### Required task
Find all lines in the listing that include the word "this", then copy them.

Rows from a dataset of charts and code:
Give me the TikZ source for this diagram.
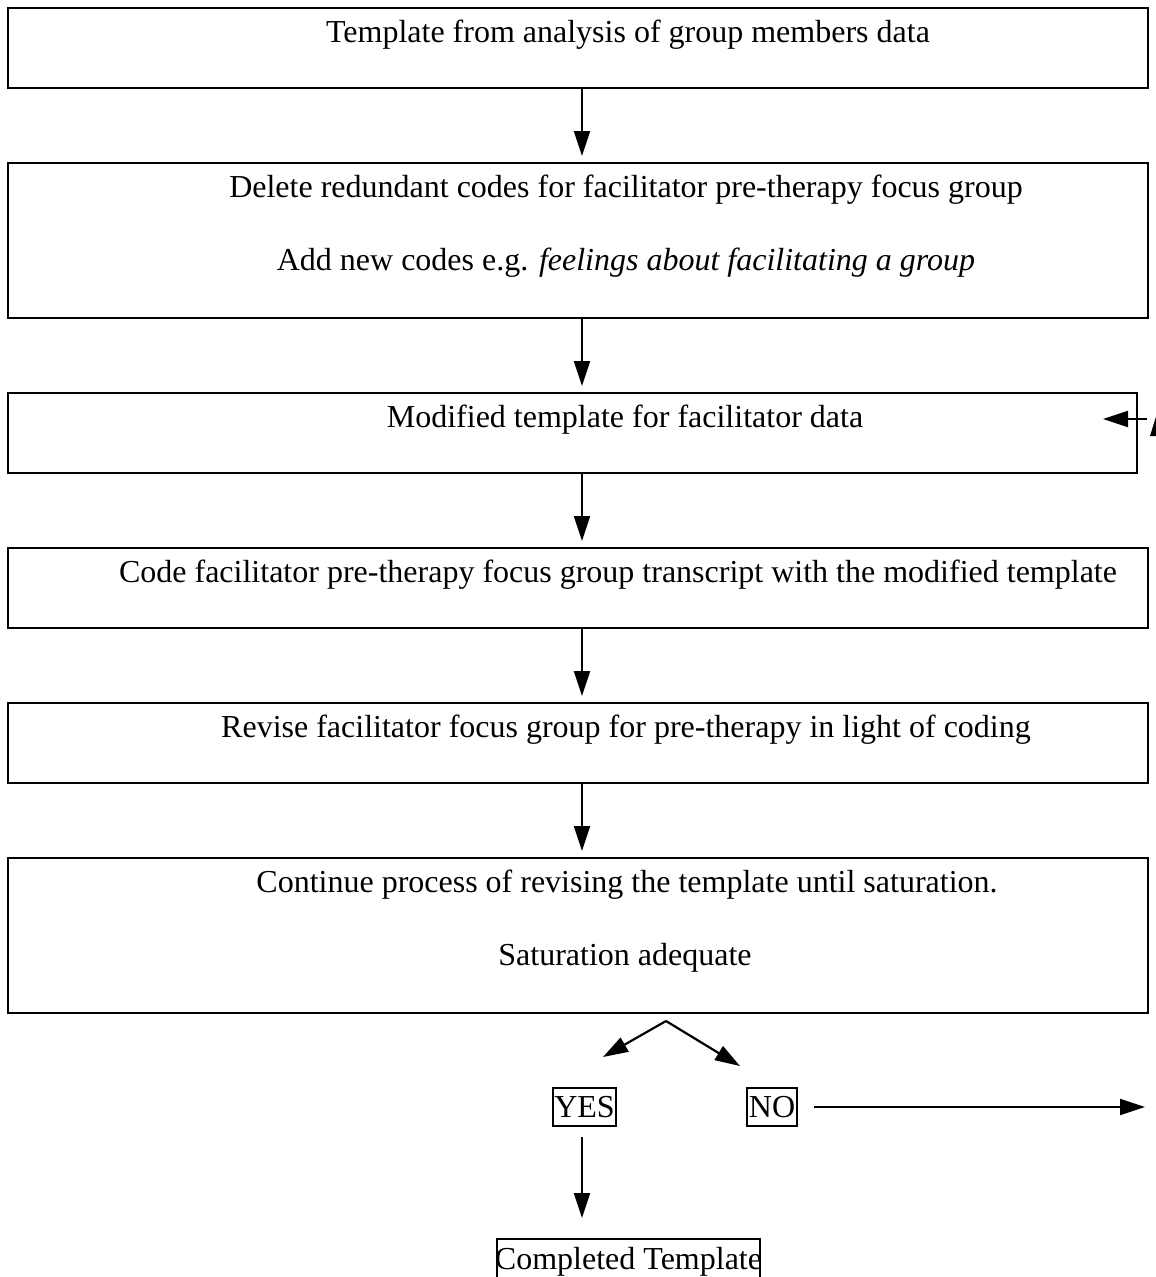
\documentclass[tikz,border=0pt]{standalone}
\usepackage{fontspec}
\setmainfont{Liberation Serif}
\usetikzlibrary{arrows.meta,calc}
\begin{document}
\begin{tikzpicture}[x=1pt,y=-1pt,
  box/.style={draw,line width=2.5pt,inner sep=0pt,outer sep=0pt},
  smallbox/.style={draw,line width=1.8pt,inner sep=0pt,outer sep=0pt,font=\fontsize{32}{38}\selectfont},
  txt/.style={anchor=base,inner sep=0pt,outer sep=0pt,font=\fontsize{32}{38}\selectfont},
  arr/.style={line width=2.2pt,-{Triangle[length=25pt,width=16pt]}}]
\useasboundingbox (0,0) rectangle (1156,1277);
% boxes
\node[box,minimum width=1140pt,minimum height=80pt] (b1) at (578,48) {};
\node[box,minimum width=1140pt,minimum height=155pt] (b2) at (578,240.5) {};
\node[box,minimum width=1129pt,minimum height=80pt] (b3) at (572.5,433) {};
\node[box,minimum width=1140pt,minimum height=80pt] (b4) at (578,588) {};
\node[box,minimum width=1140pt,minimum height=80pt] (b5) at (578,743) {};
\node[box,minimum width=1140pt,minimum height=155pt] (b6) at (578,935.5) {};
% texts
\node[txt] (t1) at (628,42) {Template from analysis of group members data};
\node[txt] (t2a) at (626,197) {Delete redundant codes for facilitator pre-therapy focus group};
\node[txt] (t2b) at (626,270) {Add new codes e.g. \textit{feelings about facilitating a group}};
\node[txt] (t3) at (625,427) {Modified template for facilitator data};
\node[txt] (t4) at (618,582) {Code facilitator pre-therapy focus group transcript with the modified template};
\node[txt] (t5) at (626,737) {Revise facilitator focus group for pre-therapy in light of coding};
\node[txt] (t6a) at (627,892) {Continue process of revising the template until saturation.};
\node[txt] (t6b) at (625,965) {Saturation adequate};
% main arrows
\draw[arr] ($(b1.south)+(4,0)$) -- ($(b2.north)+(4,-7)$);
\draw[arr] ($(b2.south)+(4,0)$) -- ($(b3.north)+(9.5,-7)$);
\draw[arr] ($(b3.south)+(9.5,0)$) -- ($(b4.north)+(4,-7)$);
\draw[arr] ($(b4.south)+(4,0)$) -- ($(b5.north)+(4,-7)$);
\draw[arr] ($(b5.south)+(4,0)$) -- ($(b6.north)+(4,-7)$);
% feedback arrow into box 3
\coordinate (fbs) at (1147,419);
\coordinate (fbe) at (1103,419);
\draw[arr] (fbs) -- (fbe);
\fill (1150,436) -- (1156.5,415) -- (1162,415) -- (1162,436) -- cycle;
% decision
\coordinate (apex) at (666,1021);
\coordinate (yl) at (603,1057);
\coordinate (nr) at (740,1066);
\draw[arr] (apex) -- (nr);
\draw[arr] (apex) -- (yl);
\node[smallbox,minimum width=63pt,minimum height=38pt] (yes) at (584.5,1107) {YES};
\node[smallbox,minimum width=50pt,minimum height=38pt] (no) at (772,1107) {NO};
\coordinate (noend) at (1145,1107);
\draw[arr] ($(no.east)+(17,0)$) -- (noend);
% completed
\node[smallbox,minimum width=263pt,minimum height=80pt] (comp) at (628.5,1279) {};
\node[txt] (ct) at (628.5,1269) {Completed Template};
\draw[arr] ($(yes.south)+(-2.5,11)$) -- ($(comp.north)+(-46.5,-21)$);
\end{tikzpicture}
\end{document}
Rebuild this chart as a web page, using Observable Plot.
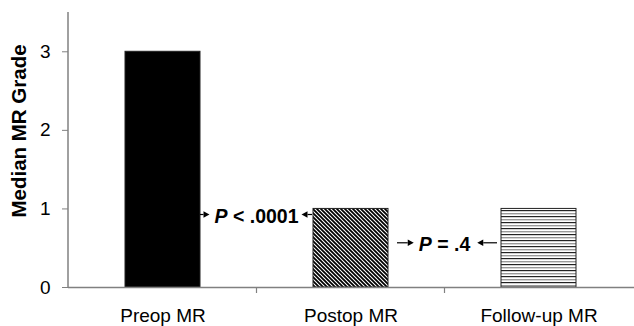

### Answer below
Give me the TikZ source for this diagram.
Rebuild this chart as a web page, using Observable Plot.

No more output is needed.